— AIM OF THE TASK —
Transcribe all of the material below word for word and leave out its pictures.

+++ DATASET EXCERPT

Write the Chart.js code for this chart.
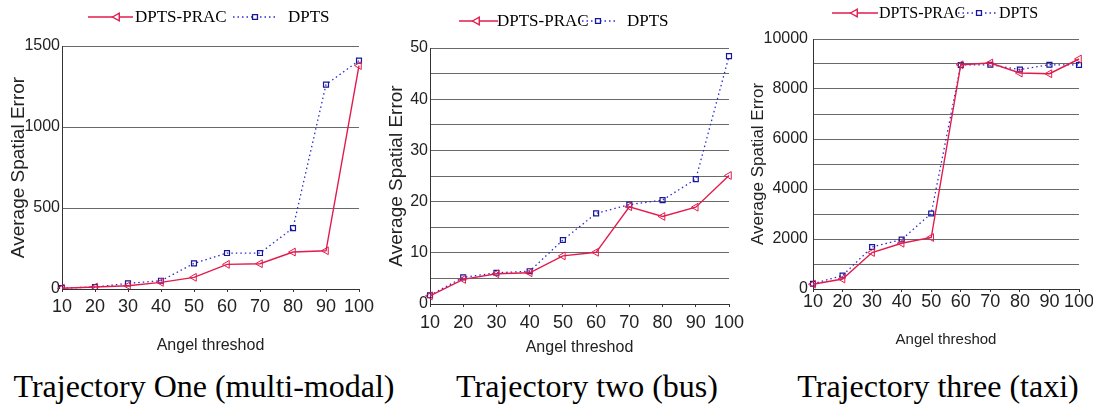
<!DOCTYPE html>
<html>
<head>
<meta charset="utf-8">
<script src="https://cdn.jsdelivr.net/npm/chart.js"></script>
<style>
  html, body { margin: 0; padding: 0; background: #fff; overflow: hidden; }
  #wrap { position: relative; width: 1093px; height: 409px; }
  canvas { position: absolute; top: 0; }
  .cap {
    position: absolute; top: 370px; width: 420px; text-align: center;
    font-family: "Liberation Serif", "Times New Roman", serif;
    font-size: 32px; line-height: 32px; color: #000; white-space: nowrap;
  }
</style>
</head>
<body>
<div id="wrap">
  <canvas id="c1" width="380" height="360" style="left:0px"></canvas>
  <canvas id="c2" width="380" height="360" style="left:370px"></canvas>
  <canvas id="c3" width="360" height="360" style="left:740px"></canvas>
  <div class="cap" style="left:-6px">Trajectory One (multi-modal)</div>
  <div class="cap" style="left:377px">Trajectory two (bus)</div>
  <div class="cap" style="left:728px">Trajectory three (taxi)</div>
</div>
<script>
// angle thresholds (x axis)
const angles = ['10', '20', '30', '40', '50', '60', '70', '80', '90', '100'];
const seriesNames = ['DPTS-PRAC', 'DPTS'];

// Trajectory one (multi-modal)
const oneDptsPrac = [5, 12, 20, 41, 72, 152, 156, 228, 236, 1379];
const oneDpts = [6, 12, 35, 51, 158, 222, 222, 376, 1262, 1410];
const oneAxis = [0, 1500, 500, 500];   // min, max, grid step, label step

// Trajectory two (bus)
const twoDptsPrac = [1.6, 4.8, 5.9, 6.1, 9.4, 10.1, 19.0, 17.1, 18.9, 25.1];
const twoDpts = [1.7, 5.2, 6.1, 6.4, 12.5, 17.7, 19.4, 20.3, 24.4, 48.4];
const twoAxis = [0, 50, 5, 10];

// Trajectory three (taxi)
const threeDptsPrac = [190, 400, 1460, 1830, 2060, 8970, 9040, 8640, 8610, 9200];
const threeDpts = [210, 540, 1680, 1980, 3020, 8960, 8970, 8780, 8970, 8960];
const threeAxis = [0, 10000, 1000, 2000];

const xTitle = 'Angel threshod';
const yTitle = 'Average Spatial Error';

const RED = '#e31b4c';
const BLUE = '#2b2bd0';
const DARK_BLUE = '#16169a';
const SANS = '"Liberation Sans", Arial, sans-serif';
const SERIF = '"Liberation Serif", "Times New Roman", serif';

// legend drawn as MATLAB style: short line with the marker on it, then the name
const lineLegend = {
  id: 'lineLegend',
  afterDraw(chart, args, opts) {
    const ctx = chart.ctx;
    ctx.save();
    opts.items.forEach((it, i) => {
      const ds = chart.data.datasets[i];
      ctx.strokeStyle = ds.borderColor;
      ctx.lineWidth = ds.borderWidth;
      ctx.setLineDash(ds.borderDash || []);
      ctx.beginPath();
      ctx.moveTo(it.x1, opts.y);
      ctx.lineTo(it.x2, opts.y);
      ctx.stroke();
      ctx.setLineDash([]);
      ctx.strokeStyle = ds.pointBorderColor || ds.borderColor;
      ctx.fillStyle = '#fff';
      Chart.helpers.drawPoint(ctx, {
        pointStyle: ds.pointStyle, radius: ds.pointRadius,
        rotation: ds.pointRotation || 0, borderWidth: 1
      }, it.m, opts.y);
      ctx.fillStyle = '#000';
      ctx.font = opts.fontSize + 'px ' + SERIF;
      ctx.textBaseline = 'middle';
      ctx.textAlign = 'left';
      ctx.fillText(ds.label, it.tx, opts.y + 1);
    });
    ctx.restore();
  }
};

function makeChart(id, prac, dpts, axis, g) {
  const [yMin, yMax, gridStep, labelStep] = axis;
  return new Chart(document.getElementById(id), {
    type: 'line',
    data: {
      labels: angles,
      datasets: [{
        label: seriesNames[0],
        data: prac,
        borderColor: RED,
        borderWidth: 1.4,
        pointStyle: 'triangle',
        pointRotation: 270,
        pointRadius: 4.5,
        pointBorderWidth: 1,
        pointBackgroundColor: 'rgba(255,255,255,0)',
        pointBorderColor: RED,
        tension: 0
      }, {
        label: seriesNames[1],
        data: dpts,
        borderColor: BLUE,
        borderWidth: 1.3,
        borderDash: [1.5, 3],
        pointStyle: 'rect',
        pointRadius: 3.5,
        pointBorderWidth: 1.2,
        pointBackgroundColor: 'rgba(255,255,255,0)',
        pointBorderColor: DARK_BLUE,
        tension: 0
      }]
    },
    options: {
      responsive: false,
      animation: false,
      layout: { padding: { top: g.top, right: g.right, left: 0, bottom: 0 } },
      plugins: {
        legend: { display: false },
        tooltip: { enabled: false },
        lineLegend: g.legend
      },
      scales: {
        x: {
          type: 'category',
          offset: false,
          afterFit: s => { s.height = 360 - g.bottom; },
          grid: { display: true, drawOnChartArea: false, tickLength: 3, color: '#333' },
          border: { display: true, color: '#333', width: 1 },
          ticks: {
            autoSkip: false, maxRotation: 0, color: '#222', padding: g.xPad,
            font: { family: SANS, size: 18 }
          },
          title: {
            display: true, text: xTitle, color: '#222',
            font: { family: SANS, size: g.xTitleSize, lineHeight: 1.2 },
            padding: { top: 0, bottom: g.xTitlePad }
          }
        },
        y: {
          min: yMin, max: yMax,
          afterFit: s => { s.width = g.left; },
          grid: { color: '#6a6a6a', lineWidth: 1, drawTicks: false },
          border: { display: true, color: '#333', width: 1 },
          ticks: {
            autoSkip: false,
            stepSize: gridStep, color: '#222', padding: g.yPad,
            font: { family: SANS, size: 16 },
            callback: v => (v % labelStep === 0 ? String(v) : '')
          },
          title: {
            display: true, text: yTitle, color: '#222',
            font: { family: SANS, size: g.yTitleSize, lineHeight: 1.2 },
            padding: { top: g.yTitlePad, bottom: 0 }
          }
        }
      }
    },
    plugins: [lineLegend]
  });
}

makeChart('c1', oneDptsPrac, oneDpts, oneAxis, {
  top: 46, bottom: 289, left: 62, right: 21, xPad: 4, yPad: 2,
  xTitleSize: 16, xTitlePad: 5, yTitleSize: 19, yTitlePad: 7,
  legend: { y: 17, fontSize: 17, items: [
    { x1: 88, x2: 133, m: 117, tx: 135 },
    { x1: 233, x2: 277, m: 255, tx: 288 }
  ] }
});

makeChart('c2', twoDptsPrac, twoDpts, twoAxis, {
  top: 48, bottom: 304, left: 60, right: 21, xPad: 5, yPad: 2,
  xTitleSize: 16, xTitlePad: 3, yTitleSize: 19, yTitlePad: 15,
  legend: { y: 21, fontSize: 17, items: [
    { x1: 89, x2: 128, m: 107, tx: 127 },
    { x1: 212, x2: 245, m: 228, tx: 257 }
  ] }
});

makeChart('c3', threeDptsPrac, threeDpts, threeAxis, {
  top: 39, bottom: 289, left: 73, right: 21, xPad: -1, yPad: 5,
  xTitleSize: 15, xTitlePad: 11, yTitleSize: 17, yTitlePad: 8,
  legend: { y: 13, fontSize: 16, items: [
    { x1: 92, x2: 138, m: 115, tx: 139 },
    { x1: 218, x2: 258, m: 239, tx: 259 }
  ] }
});
</script>
</body>
</html>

++++++

— THE REPLY —
Write the Chart.js code for this chart.
<!DOCTYPE html>
<html>
<head>
<meta charset="utf-8">
<script src="https://cdn.jsdelivr.net/npm/chart.js"></script>
<style>
  html, body { margin: 0; padding: 0; background: #fff; overflow: hidden; }
  #wrap { position: relative; width: 1093px; height: 409px; }
  canvas { position: absolute; top: 0; }
  .cap {
    position: absolute; top: 370px; width: 420px; text-align: center;
    font-family: "Liberation Serif", "Times New Roman", serif;
    font-size: 32px; line-height: 32px; color: #000; white-space: nowrap;
  }
</style>
</head>
<body>
<div id="wrap">
  <canvas id="c1" width="380" height="360" style="left:0px"></canvas>
  <canvas id="c2" width="380" height="360" style="left:370px"></canvas>
  <canvas id="c3" width="360" height="360" style="left:740px"></canvas>
  <div class="cap" style="left:-6px">Trajectory One (multi-modal)</div>
  <div class="cap" style="left:377px">Trajectory two (bus)</div>
  <div class="cap" style="left:728px">Trajectory three (taxi)</div>
</div>
<script>
// angle thresholds (x axis)
const angles = ['10', '20', '30', '40', '50', '60', '70', '80', '90', '100'];
const seriesNames = ['DPTS-PRAC', 'DPTS'];

// Trajectory one (multi-modal)
const oneDptsPrac = [5, 12, 20, 41, 72, 152, 156, 228, 236, 1379];
const oneDpts = [6, 12, 35, 51, 158, 222, 222, 376, 1262, 1410];
const oneAxis = [0, 1500, 500, 500];   // min, max, grid step, label step

// Trajectory two (bus)
const twoDptsPrac = [1.6, 4.8, 5.9, 6.1, 9.4, 10.1, 19.0, 17.1, 18.9, 25.1];
const twoDpts = [1.7, 5.2, 6.1, 6.4, 12.5, 17.7, 19.4, 20.3, 24.4, 48.4];
const twoAxis = [0, 50, 5, 10];

// Trajectory three (taxi)
const threeDptsPrac = [190, 400, 1460, 1830, 2060, 8970, 9040, 8640, 8610, 9200];
const threeDpts = [210, 540, 1680, 1980, 3020, 8960, 8970, 8780, 8970, 8960];
const threeAxis = [0, 10000, 1000, 2000];

const xTitle = 'Angel threshod';
const yTitle = 'Average Spatial Error';

const RED = '#e31b4c';
const BLUE = '#2b2bd0';
const DARK_BLUE = '#16169a';
const SANS = '"Liberation Sans", Arial, sans-serif';
const SERIF = '"Liberation Serif", "Times New Roman", serif';

// legend drawn as MATLAB style: short line with the marker on it, then the name
const lineLegend = {
  id: 'lineLegend',
  afterDraw(chart, args, opts) {
    const ctx = chart.ctx;
    ctx.save();
    opts.items.forEach((it, i) => {
      const ds = chart.data.datasets[i];
      ctx.strokeStyle = ds.borderColor;
      ctx.lineWidth = ds.borderWidth;
      ctx.setLineDash(ds.borderDash || []);
      ctx.beginPath();
      ctx.moveTo(it.x1, opts.y);
      ctx.lineTo(it.x2, opts.y);
      ctx.stroke();
      ctx.setLineDash([]);
      ctx.strokeStyle = ds.pointBorderColor || ds.borderColor;
      ctx.fillStyle = '#fff';
      Chart.helpers.drawPoint(ctx, {
        pointStyle: ds.pointStyle, radius: ds.pointRadius,
        rotation: ds.pointRotation || 0, borderWidth: 1
      }, it.m, opts.y);
      ctx.fillStyle = '#000';
      ctx.font = opts.fontSize + 'px ' + SERIF;
      ctx.textBaseline = 'middle';
      ctx.textAlign = 'left';
      ctx.fillText(ds.label, it.tx, opts.y + 1);
    });
    ctx.restore();
  }
};

function makeChart(id, prac, dpts, axis, g) {
  const [yMin, yMax, gridStep, labelStep] = axis;
  return new Chart(document.getElementById(id), {
    type: 'line',
    data: {
      labels: angles,
      datasets: [{
        label: seriesNames[0],
        data: prac,
        borderColor: RED,
        borderWidth: 1.4,
        pointStyle: 'triangle',
        pointRotation: 270,
        pointRadius: 4.5,
        pointBorderWidth: 1,
        pointBackgroundColor: 'rgba(255,255,255,0)',
        pointBorderColor: RED,
        tension: 0
      }, {
        label: seriesNames[1],
        data: dpts,
        borderColor: BLUE,
        borderWidth: 1.3,
        borderDash: [1.5, 3],
        pointStyle: 'rect',
        pointRadius: 3.5,
        pointBorderWidth: 1.2,
        pointBackgroundColor: 'rgba(255,255,255,0)',
        pointBorderColor: DARK_BLUE,
        tension: 0
      }]
    },
    options: {
      responsive: false,
      animation: false,
      layout: { padding: { top: g.top, right: g.right, left: 0, bottom: 0 } },
      plugins: {
        legend: { display: false },
        tooltip: { enabled: false },
        lineLegend: g.legend
      },
      scales: {
        x: {
          type: 'category',
          offset: false,
          afterFit: s => { s.height = 360 - g.bottom; },
          grid: { display: true, drawOnChartArea: false, tickLength: 3, color: '#333' },
          border: { display: true, color: '#333', width: 1 },
          ticks: {
            autoSkip: false, maxRotation: 0, color: '#222', padding: g.xPad,
            font: { family: SANS, size: 18 }
          },
          title: {
            display: true, text: xTitle, color: '#222',
            font: { family: SANS, size: g.xTitleSize, lineHeight: 1.2 },
            padding: { top: 0, bottom: g.xTitlePad }
          }
        },
        y: {
          min: yMin, max: yMax,
          afterFit: s => { s.width = g.left; },
          grid: { color: '#6a6a6a', lineWidth: 1, drawTicks: false },
          border: { display: true, color: '#333', width: 1 },
          ticks: {
            autoSkip: false,
            stepSize: gridStep, color: '#222', padding: g.yPad,
            font: { family: SANS, size: 16 },
            callback: v => (v % labelStep === 0 ? String(v) : '')
          },
          title: {
            display: true, text: yTitle, color: '#222',
            font: { family: SANS, size: g.yTitleSize, lineHeight: 1.2 },
            padding: { top: g.yTitlePad, bottom: 0 }
          }
        }
      }
    },
    plugins: [lineLegend]
  });
}

makeChart('c1', oneDptsPrac, oneDpts, oneAxis, {
  top: 46, bottom: 289, left: 62, right: 21, xPad: 4, yPad: 2,
  xTitleSize: 16, xTitlePad: 5, yTitleSize: 19, yTitlePad: 7,
  legend: { y: 17, fontSize: 17, items: [
    { x1: 88, x2: 133, m: 117, tx: 135 },
    { x1: 233, x2: 277, m: 255, tx: 288 }
  ] }
});

makeChart('c2', twoDptsPrac, twoDpts, twoAxis, {
  top: 48, bottom: 304, left: 60, right: 21, xPad: 5, yPad: 2,
  xTitleSize: 16, xTitlePad: 3, yTitleSize: 19, yTitlePad: 15,
  legend: { y: 21, fontSize: 17, items: [
    { x1: 89, x2: 128, m: 107, tx: 127 },
    { x1: 212, x2: 245, m: 228, tx: 257 }
  ] }
});

makeChart('c3', threeDptsPrac, threeDpts, threeAxis, {
  top: 39, bottom: 289, left: 73, right: 21, xPad: -1, yPad: 5,
  xTitleSize: 15, xTitlePad: 11, yTitleSize: 17, yTitlePad: 8,
  legend: { y: 13, fontSize: 16, items: [
    { x1: 92, x2: 138, m: 115, tx: 139 },
    { x1: 218, x2: 258, m: 239, tx: 259 }
  ] }
});
</script>
</body>
</html>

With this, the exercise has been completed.